|
Coming Awake
| I can't exaggerate enough even to lay
the foundations for a true expression.
Thoreau
|
Those majestic sliding sky-doors of that old mosque on
Mount Palomar slide back, expose a 200-inch lens to the moist atmosphere,
say on a clear summer morning, to investigate, to penetrate the interstices
of the blue sky at just about 2000 AD, or even to focus the sun as kids
do with a Sherlock Holmes glass to a point of fire like a white-hot little
star. Here: Take joy with me in that some time ago I let loose the bait
of my ambition through the window of naïve grandiosity to unwind
to the full length of the reel (real), that is, to anchor the spool with
the thread tau(gh)t, and that it is still spinning. At any moment I expect
my body to be thrown upright by a sudden inexorable vertical inclination,
the entire spine to be as suddenly anchored, and the parameters of my
ambition defined.
But what happens in the spinning? Love at the height of
war--a cockfight, fluffed cocks circling: oxymoron, paradox, the "exvoluting"

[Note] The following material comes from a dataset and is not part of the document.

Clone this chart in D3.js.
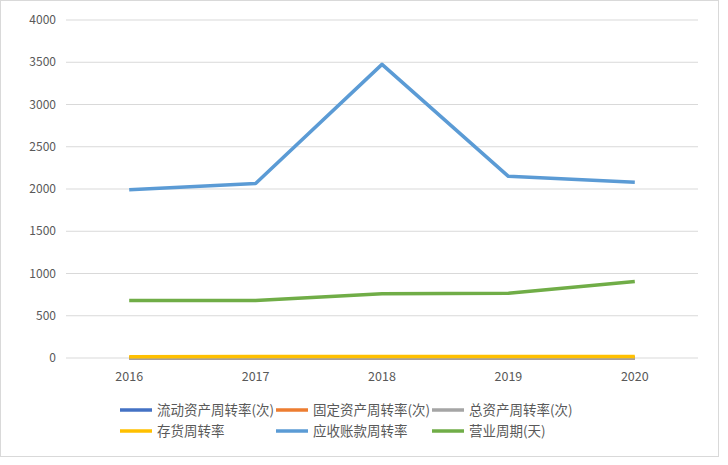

toroid or Möbius Ouroborous flatworm twist of ironies in the plicatures
of particulars.
The serious commitment to whim--Irving Layton, who decided
to "pitch his folly" in the camp of Spinoza and Nietzsche and
the school (from, as we know, skola, leisure) of... what would we call
it?--self-love--Spinoza claiming, if my memory is correct, that happiness
is not the reward of virtue, but virtue itself, Layton crying out "more
space for these stilts! More space or I fail!"--and, good old Henry
Thoreau writing at an early date, "I seek a garret." Well, I
confidently assert that both Layton and Thoreau sought both more space
and a garret (from OF garite, guerite, watchtower, deriv. of garir, guarir,
to defend, protect) and, both as spiritual scaffolding, carrying the fruits
of one to the other until these symbols mate.